The Baltic Dry Index dropped by 6.3 per cent last week amid weakness among the larger vessel segments. The sub-index for the Capesizes retreated by 9.6 per cent, offsetting nearly half of the gains from the preceding week. While Shipfix’s data suggested that ordering activities in the segment remained stable, an increase in available tonnage put pressure on the freight rates. The Panamaxes also had a bad week, with the gauge for the charter rates in the segment falling by 6.9 per cent and nearly negating all gains from a week earlier. The smaller tonnage segments also saw declines but to a lesser extent. The indicator for the Supramaxes fell by almost one per cent, while the sub-index for Handysizes shed two per cent.

If the week was a challenge for the dry bulk vessels, the Baltic’s indices for the wet trade had a week of solid gains. The dirty and clean tanker indices shook off any ill effects of the announced oil production cuts and advanced by around 6,5 per cent, following steady progress throughout the week. The gauges for the gas carriers did even better, with gains in double-digit territory. The index for the LNG tankers advanced 11.4 per cent last week, while the indicator for the LPG carriers gained 10.1 per cent.

The View from the Shipfix Desk

The strike among port workers in South Africa has curtailed the country’s exports and caused congestion around its ports. The labour dispute over pay has also reduced the country’s exports of coal and sent global prices for the dirtiest of fossil fuels higher. Thermal coal futures gained nearly five per cent last week, even as other energy prices were declining. While South African coal only accounts for a minor part of global supplies, the tight supply situation globally led to a sharp price rise.

European buyers of coal have become increasingly dependent on South African supplies as they have sought to replace imports from Russia. Hence, cargo-ordering activities have been increasing since the Russian invasion of Ukraine. However, Shipfix’s order data showed that the weekly volumes were declining in the run-up to the strike. Last week nevertheless showed a rebound in cargo orders, suggesting that European buyers were expecting a swift solution to the standoff.

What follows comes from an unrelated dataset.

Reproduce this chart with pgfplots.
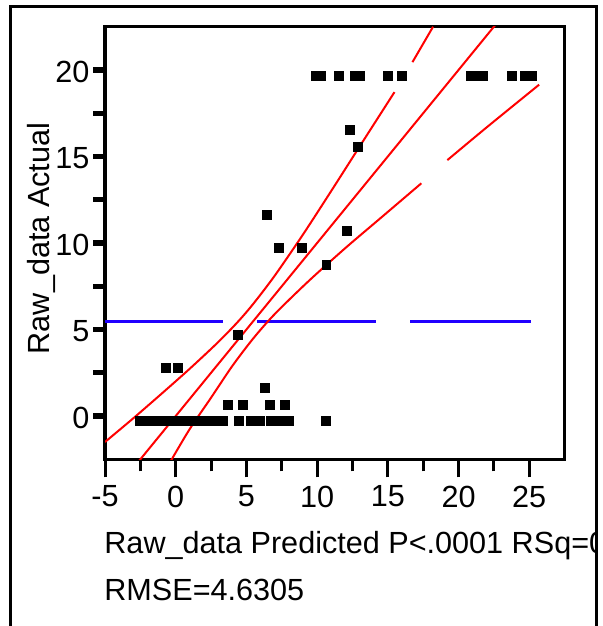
\documentclass[border=0pt]{standalone}
\usepackage{pgfplots}
\pgfplotsset{compat=1.18}
\usepackage{pgfplotstable}
\usepackage{fontspec}
\setmainfont{Liberation Sans}
\definecolor{jmpblue}{RGB}{32,0,255}
\definecolor{jmpred}{RGB}{255,0,0}

% leverage plot points: predicted, actual
\pgfplotstableread{
x y
-2.56 -0.3
-2.06 -0.3
-1.56 -0.3
-1.06 -0.3
-0.56 -0.3
-0.06 -0.3
0.44 -0.3
0.94 -0.3
1.44 -0.3
1.94 -0.3
2.44 -0.3
2.89 -0.3
3.33 -0.3
4.46 -0.3
5.31 -0.3
5.94 -0.3
6.72 -0.3
7.35 -0.3
7.99 -0.3
10.60 -0.3
3.68 0.64
4.74 0.64
6.65 0.64
7.71 0.64
6.30 1.62
-0.71 2.79
0.16 2.79
4.39 4.68
10.66 8.73
7.28 9.71
8.91 9.71
12.12 10.69
6.44 11.61
12.86 15.55
12.29 16.55
9.89 19.64
10.24 19.64
11.52 19.64
12.68 19.64
13.03 19.64
14.98 19.64
16.00 19.64
20.87 19.64
21.29 19.64
21.72 19.64
23.80 19.64
24.68 19.64
25.21 19.64
}\pts

\begin{document}
\begin{tikzpicture}
\begin{axis}[
    scale only axis,
    width=229.8pt,
    height=216.3pt,
    xmin=-5, xmax=27.5,
    ymin=-2.5, ymax=22.5,
    xtick={-5,0,5,10,15,20,25},
    ytick={0,5,10,15,20},
    minor x tick num=1,
    minor y tick num=1,
    tick align=outside,
    xtick pos=bottom,
    ytick pos=left,
    axis line style={line width=1.6pt},
    xtick style={black, line width=1.5pt, /pgfplots/major tick length=9pt, /pgfplots/minor tick length=6pt},
    ytick style={black, line width=2.6pt, /pgfplots/major tick length=6pt, /pgfplots/minor tick length=6pt},
    ticklabel style={font=\fontsize{15.3}{18}\selectfont},
    xticklabel style={yshift=-5.5pt},
    yticklabel style={yshift=-1pt},
    /pgf/number format/assume math mode=true,
]
% mean line
\addplot[jmpblue, line width=1.2pt] coordinates {(-5,5.47) (3.33,5.47)};
\addplot[jmpblue, line width=1.2pt] coordinates {(5.73,5.47) (14.18,5.47)};
\addplot[jmpblue, line width=1.2pt] coordinates {(16.6,5.47) (25.12,5.47)};
% points
\addplot[only marks, mark=square*, mark size=2.2pt, black] table {\pts};
% fit line
\addplot[jmpred, line width=1pt] coordinates {(-2.6,-2.6) (22.6,22.6)};
% upper confidence curve
\addplot[jmpred, line width=1pt, smooth] coordinates {
    (-5,-1.5) (-3,-0.13) (-1,1.29) (1,2.74) (3,4.27) (4.4,5.45) (5.5,6.5)
    (7,8.11) (9,10.49) (11,13.01) (13,15.57) (15.47,18.72)
};
\addplot[jmpred, line width=1pt] coordinates {(16.74,20.45) (18.2,22.5)};
% lower confidence curve
\addplot[jmpred, line width=1pt, smooth] coordinates {
    (-0.35,-2.6) (1,-0.74) (2.5,1.06) (4,2.89) (5.5,4.5) (7,5.89)
    (9.4,7.8) (12,9.71) (14.5,11.45) (17.37,13.45)
};
\addplot[jmpred, line width=1pt, smooth] coordinates {
    (19.21,14.79) (22,16.69) (25.7,19.15)
};
\end{axis}
% frame and texts
\draw[line width=1.5pt] (-47.1pt,-95pt) -- (-47.1pt,226.5pt) -- (245.5pt,226.5pt) -- (245.5pt,-95pt);
\node[rotate=90, anchor=base, inner sep=0pt, font=\fontsize{15.3}{18}\selectfont]
    at (-27.5pt,110.4pt) {Raw\_data Actual};
\begin{scope}
    \clip (-40pt,-60pt) rectangle (245pt,-30pt);
    \node[anchor=base west, inner sep=0pt, font=\fontsize{15.3}{18}\selectfont]
        at (-0.5pt,-47pt) {Raw\_data Predicted P<.0001 RSq=0};
\end{scope}
\node[anchor=base west, inner sep=0pt, font=\fontsize{15.3}{18}\selectfont]
    at (-0.5pt,-70.35pt) {RMSE=4.6305};
\pgfresetboundingbox
\useasboundingbox (-52.5pt,-83.35pt) rectangle (249pt,229.65pt);
\end{tikzpicture}
\end{document}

Capesize freight rates have staged a remarkable recovery since the beginning of September, following an abysmal three months. Still, despite the rapid rebound, daily freight rates remain well below what has been observed during the same period in recent years. Hence, if history provides any guidance, there could be an additional upside, but rising economic and geopolitical headwinds could derail such assumptions.